Transcribe the listing below from its opening line up to and including the line that contains "2.8, 2.85, 2.9]"; reproduce nothing else.

Data extracted from a collection:
════════════════════

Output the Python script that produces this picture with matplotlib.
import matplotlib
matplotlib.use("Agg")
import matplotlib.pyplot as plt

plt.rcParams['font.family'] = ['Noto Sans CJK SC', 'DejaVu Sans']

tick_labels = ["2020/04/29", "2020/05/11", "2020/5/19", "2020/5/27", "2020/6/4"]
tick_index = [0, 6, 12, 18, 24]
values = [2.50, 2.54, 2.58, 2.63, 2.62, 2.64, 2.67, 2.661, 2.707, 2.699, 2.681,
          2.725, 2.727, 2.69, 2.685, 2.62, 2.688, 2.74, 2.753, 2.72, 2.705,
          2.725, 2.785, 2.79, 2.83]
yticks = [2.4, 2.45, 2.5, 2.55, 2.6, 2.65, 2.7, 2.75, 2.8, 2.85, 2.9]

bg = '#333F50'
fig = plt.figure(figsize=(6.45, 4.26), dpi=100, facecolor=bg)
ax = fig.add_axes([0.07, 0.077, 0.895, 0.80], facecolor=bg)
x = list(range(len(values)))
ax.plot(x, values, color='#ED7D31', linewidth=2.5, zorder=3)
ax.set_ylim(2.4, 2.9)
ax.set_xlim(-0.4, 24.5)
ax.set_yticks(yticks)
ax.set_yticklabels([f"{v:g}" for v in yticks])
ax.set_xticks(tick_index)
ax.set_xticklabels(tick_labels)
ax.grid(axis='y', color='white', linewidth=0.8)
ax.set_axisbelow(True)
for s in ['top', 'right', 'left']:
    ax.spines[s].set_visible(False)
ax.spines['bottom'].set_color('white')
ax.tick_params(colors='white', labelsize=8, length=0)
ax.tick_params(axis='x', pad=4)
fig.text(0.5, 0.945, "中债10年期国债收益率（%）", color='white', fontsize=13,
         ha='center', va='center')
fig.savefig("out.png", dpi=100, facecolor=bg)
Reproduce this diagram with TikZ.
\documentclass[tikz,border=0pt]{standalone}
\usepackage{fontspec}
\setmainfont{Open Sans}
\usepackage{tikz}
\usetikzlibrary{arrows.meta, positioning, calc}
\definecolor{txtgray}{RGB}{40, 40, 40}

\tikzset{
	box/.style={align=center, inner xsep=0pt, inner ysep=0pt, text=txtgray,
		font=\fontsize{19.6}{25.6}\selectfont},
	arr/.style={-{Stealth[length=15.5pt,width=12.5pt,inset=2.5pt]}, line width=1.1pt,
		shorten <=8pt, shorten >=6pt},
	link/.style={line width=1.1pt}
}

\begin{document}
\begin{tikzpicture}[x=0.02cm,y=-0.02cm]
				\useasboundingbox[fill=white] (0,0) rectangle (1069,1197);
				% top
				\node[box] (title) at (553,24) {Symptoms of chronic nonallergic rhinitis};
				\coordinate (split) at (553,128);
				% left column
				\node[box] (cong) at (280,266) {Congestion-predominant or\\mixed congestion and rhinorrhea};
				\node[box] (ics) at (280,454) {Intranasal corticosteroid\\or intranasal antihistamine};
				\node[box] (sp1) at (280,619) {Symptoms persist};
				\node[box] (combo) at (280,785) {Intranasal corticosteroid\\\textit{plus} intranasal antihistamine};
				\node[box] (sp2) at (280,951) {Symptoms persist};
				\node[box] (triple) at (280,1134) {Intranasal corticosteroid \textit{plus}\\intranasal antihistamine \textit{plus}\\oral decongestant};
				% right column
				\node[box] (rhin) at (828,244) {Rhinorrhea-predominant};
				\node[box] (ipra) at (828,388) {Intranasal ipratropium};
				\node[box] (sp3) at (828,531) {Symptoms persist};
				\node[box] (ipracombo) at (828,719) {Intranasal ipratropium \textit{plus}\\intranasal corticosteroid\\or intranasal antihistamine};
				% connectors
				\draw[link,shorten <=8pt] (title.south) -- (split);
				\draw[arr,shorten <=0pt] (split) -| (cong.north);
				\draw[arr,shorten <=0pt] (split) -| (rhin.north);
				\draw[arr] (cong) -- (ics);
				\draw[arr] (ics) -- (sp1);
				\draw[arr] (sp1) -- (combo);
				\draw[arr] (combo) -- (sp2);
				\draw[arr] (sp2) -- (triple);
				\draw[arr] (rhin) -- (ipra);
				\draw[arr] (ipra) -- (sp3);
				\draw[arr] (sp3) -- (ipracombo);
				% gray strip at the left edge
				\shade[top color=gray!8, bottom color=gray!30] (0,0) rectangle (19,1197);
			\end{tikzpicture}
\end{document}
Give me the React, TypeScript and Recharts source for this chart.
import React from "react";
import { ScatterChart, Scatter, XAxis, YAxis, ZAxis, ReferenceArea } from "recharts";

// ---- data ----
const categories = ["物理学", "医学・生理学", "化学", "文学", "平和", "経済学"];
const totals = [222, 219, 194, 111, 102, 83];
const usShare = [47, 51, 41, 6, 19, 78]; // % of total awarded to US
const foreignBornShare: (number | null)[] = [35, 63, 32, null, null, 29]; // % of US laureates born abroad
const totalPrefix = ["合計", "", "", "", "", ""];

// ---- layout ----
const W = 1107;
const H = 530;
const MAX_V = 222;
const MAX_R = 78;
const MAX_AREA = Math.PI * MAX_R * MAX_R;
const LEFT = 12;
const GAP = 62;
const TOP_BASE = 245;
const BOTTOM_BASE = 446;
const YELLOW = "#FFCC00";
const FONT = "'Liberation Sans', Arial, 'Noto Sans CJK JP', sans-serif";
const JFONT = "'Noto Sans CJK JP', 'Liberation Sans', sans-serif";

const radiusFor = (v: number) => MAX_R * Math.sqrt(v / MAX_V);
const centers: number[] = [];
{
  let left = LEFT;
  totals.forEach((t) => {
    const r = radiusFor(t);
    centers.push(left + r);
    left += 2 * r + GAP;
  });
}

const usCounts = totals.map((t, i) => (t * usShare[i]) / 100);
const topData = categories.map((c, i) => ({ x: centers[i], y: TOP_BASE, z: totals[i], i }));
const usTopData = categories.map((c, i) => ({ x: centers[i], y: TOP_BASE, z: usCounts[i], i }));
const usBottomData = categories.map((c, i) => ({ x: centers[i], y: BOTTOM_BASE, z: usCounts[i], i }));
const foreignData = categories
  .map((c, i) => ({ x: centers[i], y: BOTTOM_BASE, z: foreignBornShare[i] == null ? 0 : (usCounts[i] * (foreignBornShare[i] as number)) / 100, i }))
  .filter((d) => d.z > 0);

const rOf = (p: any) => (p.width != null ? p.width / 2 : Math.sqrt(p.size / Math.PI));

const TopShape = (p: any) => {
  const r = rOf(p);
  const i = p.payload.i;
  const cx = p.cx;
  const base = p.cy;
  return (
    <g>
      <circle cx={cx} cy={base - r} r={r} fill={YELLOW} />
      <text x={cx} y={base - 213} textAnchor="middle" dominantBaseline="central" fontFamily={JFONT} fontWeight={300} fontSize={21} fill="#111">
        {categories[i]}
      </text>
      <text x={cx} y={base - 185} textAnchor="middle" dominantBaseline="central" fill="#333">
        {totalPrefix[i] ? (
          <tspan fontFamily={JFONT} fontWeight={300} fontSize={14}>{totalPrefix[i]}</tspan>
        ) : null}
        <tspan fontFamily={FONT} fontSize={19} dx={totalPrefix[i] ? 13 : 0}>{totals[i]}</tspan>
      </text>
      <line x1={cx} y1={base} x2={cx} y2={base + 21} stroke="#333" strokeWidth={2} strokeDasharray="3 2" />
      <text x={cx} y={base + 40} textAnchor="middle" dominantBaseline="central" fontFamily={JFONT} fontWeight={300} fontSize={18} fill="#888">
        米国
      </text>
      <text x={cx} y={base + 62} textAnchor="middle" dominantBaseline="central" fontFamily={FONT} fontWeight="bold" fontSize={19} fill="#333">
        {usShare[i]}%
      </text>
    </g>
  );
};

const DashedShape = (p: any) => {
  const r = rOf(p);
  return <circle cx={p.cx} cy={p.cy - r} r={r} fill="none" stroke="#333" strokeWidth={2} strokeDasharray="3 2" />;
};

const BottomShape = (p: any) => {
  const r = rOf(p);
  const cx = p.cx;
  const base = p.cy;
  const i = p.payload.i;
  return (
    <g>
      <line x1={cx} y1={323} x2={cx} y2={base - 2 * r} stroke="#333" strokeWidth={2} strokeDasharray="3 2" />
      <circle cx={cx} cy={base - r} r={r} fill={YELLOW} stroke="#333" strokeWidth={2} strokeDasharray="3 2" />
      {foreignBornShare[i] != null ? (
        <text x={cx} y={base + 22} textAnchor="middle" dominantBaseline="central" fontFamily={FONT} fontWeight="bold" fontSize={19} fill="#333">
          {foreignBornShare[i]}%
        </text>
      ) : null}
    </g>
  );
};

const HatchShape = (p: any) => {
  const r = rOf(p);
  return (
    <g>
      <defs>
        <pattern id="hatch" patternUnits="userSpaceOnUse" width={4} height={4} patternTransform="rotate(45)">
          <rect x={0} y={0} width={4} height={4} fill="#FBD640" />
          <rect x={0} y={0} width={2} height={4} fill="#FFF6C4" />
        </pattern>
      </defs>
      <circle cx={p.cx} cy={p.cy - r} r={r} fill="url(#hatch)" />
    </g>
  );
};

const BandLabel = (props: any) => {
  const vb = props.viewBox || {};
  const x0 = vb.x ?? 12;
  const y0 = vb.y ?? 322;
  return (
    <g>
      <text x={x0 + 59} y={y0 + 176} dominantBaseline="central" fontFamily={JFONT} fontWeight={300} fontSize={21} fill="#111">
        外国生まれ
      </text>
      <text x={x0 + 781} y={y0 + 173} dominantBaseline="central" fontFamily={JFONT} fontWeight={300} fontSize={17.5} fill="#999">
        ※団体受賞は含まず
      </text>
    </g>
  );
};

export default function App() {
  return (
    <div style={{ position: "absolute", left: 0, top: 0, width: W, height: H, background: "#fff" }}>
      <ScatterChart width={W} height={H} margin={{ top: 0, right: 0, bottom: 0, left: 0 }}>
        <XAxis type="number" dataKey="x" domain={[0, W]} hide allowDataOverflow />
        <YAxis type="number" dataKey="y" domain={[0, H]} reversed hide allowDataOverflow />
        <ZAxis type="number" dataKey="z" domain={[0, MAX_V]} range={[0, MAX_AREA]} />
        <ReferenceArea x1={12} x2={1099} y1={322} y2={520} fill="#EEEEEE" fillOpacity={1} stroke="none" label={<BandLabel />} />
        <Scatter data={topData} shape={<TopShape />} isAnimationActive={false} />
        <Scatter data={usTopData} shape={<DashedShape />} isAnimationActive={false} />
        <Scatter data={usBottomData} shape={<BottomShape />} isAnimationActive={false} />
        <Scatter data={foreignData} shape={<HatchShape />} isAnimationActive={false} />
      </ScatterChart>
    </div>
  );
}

════════════════════

RESPONSE FOR THIS EXERCISE –
Output the Python script that produces this picture with matplotlib.
import matplotlib
matplotlib.use("Agg")
import matplotlib.pyplot as plt

plt.rcParams['font.family'] = ['Noto Sans CJK SC', 'DejaVu Sans']

tick_labels = ["2020/04/29", "2020/05/11", "2020/5/19", "2020/5/27", "2020/6/4"]
tick_index = [0, 6, 12, 18, 24]
values = [2.50, 2.54, 2.58, 2.63, 2.62, 2.64, 2.67, 2.661, 2.707, 2.699, 2.681,
          2.725, 2.727, 2.69, 2.685, 2.62, 2.688, 2.74, 2.753, 2.72, 2.705,
          2.725, 2.785, 2.79, 2.83]
yticks = [2.4, 2.45, 2.5, 2.55, 2.6, 2.65, 2.7, 2.75, 2.8, 2.85, 2.9]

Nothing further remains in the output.